### STATED EXERCISE
All the data should be repeated exactly. Any image in it is left out.

--- begin SOURCE DATA ---

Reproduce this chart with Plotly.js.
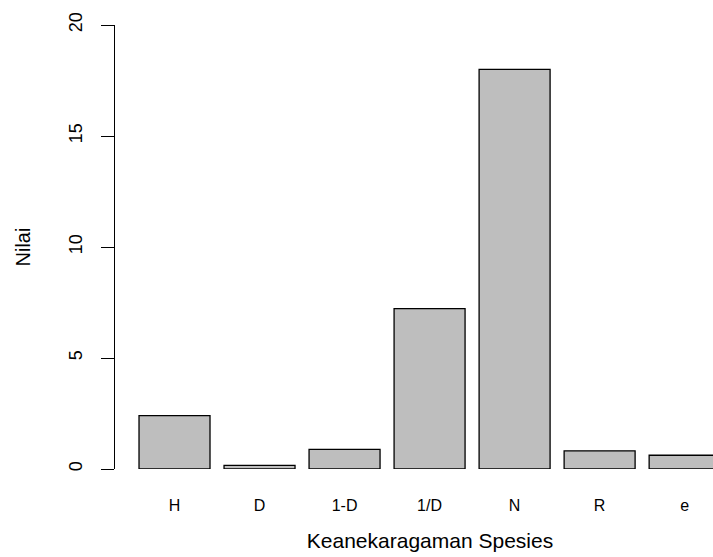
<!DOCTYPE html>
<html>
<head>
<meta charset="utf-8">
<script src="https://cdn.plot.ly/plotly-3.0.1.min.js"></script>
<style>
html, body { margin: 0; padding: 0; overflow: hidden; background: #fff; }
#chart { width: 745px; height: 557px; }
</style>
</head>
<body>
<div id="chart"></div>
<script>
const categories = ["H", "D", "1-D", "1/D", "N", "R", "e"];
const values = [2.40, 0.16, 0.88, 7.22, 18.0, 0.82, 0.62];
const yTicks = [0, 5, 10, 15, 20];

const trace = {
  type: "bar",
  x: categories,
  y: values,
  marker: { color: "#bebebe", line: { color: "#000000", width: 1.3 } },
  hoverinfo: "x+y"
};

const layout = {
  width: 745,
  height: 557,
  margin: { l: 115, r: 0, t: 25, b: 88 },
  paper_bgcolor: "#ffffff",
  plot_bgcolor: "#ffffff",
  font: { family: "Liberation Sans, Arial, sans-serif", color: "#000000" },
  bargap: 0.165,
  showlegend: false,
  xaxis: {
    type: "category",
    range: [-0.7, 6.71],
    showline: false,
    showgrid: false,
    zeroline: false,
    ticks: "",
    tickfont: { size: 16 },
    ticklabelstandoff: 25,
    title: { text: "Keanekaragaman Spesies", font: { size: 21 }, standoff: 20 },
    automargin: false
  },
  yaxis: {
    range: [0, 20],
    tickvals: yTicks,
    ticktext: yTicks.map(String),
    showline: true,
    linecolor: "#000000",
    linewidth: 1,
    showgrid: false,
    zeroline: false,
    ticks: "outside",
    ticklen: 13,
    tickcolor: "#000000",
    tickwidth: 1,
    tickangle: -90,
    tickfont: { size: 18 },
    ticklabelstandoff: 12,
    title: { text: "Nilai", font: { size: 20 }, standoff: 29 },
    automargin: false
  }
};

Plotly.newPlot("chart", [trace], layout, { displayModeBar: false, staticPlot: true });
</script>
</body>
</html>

--- end SOURCE DATA ---

### TASK OUTPUT
Reproduce this chart with Plotly.js.
<!DOCTYPE html>
<html>
<head>
<meta charset="utf-8">
<script src="https://cdn.plot.ly/plotly-3.0.1.min.js"></script>
<style>
html, body { margin: 0; padding: 0; overflow: hidden; background: #fff; }
#chart { width: 745px; height: 557px; }
</style>
</head>
<body>
<div id="chart"></div>
<script>
const categories = ["H", "D", "1-D", "1/D", "N", "R", "e"];
const values = [2.40, 0.16, 0.88, 7.22, 18.0, 0.82, 0.62];
const yTicks = [0, 5, 10, 15, 20];

const trace = {
  type: "bar",
  x: categories,
  y: values,
  marker: { color: "#bebebe", line: { color: "#000000", width: 1.3 } },
  hoverinfo: "x+y"
};

const layout = {
  width: 745,
  height: 557,
  margin: { l: 115, r: 0, t: 25, b: 88 },
  paper_bgcolor: "#ffffff",
  plot_bgcolor: "#ffffff",
  font: { family: "Liberation Sans, Arial, sans-serif", color: "#000000" },
  bargap: 0.165,
  showlegend: false,
  xaxis: {
    type: "category",
    range: [-0.7, 6.71],
    showline: false,
    showgrid: false,
    zeroline: false,
    ticks: "",
    tickfont: { size: 16 },
    ticklabelstandoff: 25,
    title: { text: "Keanekaragaman Spesies", font: { size: 21 }, standoff: 20 },
    automargin: false
  },
  yaxis: {
    range: [0, 20],
    tickvals: yTicks,
    ticktext: yTicks.map(String),
    showline: true,
    linecolor: "#000000",
    linewidth: 1,
    showgrid: false,
    zeroline: false,
    ticks: "outside",
    ticklen: 13,
    tickcolor: "#000000",
    tickwidth: 1,
    tickangle: -90,
    tickfont: { size: 18 },
    ticklabelstandoff: 12,
    title: { text: "Nilai", font: { size: 20 }, standoff: 29 },
    automargin: false
  }
};

Plotly.newPlot("chart", [trace], layout, { displayModeBar: false, staticPlot: true });
</script>
</body>
</html>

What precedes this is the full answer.